[BEGIN STORED DATA]

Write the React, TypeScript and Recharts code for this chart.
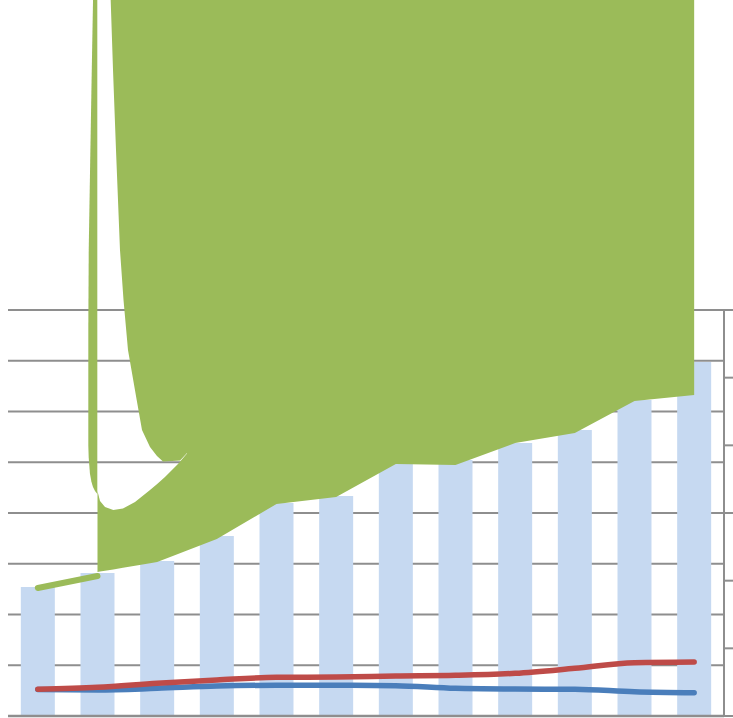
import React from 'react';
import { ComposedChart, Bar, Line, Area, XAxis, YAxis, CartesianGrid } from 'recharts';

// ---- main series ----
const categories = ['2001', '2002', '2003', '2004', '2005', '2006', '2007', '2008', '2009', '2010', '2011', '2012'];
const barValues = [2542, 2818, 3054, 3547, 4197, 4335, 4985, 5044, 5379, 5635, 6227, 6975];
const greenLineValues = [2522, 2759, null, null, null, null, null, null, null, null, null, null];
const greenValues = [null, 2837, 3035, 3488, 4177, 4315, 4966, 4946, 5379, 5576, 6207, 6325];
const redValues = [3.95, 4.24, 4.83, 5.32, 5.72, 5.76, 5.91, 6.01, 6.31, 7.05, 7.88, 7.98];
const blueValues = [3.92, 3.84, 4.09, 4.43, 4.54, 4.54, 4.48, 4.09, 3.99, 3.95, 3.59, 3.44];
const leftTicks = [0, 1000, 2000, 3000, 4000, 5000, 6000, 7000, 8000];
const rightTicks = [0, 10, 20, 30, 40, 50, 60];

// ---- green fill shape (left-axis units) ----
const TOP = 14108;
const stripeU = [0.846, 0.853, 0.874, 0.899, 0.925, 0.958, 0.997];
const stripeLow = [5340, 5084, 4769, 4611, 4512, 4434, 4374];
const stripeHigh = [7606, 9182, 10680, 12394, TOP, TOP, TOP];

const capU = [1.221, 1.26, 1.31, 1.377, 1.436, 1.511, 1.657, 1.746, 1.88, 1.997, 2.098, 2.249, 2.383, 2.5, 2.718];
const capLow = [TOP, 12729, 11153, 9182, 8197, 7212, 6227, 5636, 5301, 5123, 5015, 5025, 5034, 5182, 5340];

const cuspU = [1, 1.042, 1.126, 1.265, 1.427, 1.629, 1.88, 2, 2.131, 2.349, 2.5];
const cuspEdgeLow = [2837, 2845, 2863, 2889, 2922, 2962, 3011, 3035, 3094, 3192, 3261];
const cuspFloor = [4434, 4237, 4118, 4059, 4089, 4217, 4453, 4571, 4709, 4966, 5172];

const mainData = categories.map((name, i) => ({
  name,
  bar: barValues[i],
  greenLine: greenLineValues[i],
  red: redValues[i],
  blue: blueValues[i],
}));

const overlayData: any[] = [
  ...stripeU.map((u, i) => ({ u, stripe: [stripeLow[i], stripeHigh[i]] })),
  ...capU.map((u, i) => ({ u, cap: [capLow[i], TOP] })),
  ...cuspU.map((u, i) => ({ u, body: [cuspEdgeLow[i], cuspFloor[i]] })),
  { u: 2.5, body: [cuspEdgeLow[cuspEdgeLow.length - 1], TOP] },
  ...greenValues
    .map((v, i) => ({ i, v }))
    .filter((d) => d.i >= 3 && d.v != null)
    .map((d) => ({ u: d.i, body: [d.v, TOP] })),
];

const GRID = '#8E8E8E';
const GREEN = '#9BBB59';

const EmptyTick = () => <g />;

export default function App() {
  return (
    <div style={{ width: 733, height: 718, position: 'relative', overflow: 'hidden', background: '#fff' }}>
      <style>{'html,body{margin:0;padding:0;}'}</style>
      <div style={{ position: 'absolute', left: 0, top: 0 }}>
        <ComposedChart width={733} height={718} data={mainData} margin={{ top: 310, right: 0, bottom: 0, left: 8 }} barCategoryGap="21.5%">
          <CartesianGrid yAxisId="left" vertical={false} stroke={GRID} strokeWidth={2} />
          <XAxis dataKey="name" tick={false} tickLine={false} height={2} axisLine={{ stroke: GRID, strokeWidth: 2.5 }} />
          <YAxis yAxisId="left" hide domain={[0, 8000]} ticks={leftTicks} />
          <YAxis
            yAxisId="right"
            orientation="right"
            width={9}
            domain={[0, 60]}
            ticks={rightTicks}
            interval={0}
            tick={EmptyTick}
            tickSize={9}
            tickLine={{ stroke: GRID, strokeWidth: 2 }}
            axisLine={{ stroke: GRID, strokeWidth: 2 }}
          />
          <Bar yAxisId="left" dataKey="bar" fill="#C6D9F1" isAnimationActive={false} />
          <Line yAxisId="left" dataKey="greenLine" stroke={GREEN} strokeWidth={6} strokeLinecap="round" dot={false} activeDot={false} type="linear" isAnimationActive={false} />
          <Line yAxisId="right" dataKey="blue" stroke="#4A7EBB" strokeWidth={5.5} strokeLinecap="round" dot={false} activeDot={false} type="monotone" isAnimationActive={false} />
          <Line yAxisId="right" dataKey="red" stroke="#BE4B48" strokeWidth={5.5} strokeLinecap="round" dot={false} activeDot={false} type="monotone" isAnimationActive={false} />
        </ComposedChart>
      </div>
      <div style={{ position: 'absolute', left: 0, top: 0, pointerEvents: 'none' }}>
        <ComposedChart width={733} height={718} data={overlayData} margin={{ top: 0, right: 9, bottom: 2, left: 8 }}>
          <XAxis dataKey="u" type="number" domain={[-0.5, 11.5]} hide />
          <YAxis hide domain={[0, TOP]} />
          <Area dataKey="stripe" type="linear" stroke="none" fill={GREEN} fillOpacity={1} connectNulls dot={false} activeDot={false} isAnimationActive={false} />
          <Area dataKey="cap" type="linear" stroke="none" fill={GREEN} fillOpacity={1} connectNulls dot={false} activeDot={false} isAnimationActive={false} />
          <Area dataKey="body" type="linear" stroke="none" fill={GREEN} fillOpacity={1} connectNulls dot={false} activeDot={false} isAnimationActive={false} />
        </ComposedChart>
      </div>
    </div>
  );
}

[END STORED DATA]

** AIM **
Repeat the listing above up to and including the line with "XAxis, YAxis, CartesianGrid", starting from its first line. Drop any pictures.

** PROBLEM SOLUTION **
Write the React, TypeScript and Recharts code for this chart.
import React from 'react';
import { ComposedChart, Bar, Line, Area, XAxis, YAxis, CartesianGrid } from 'recharts';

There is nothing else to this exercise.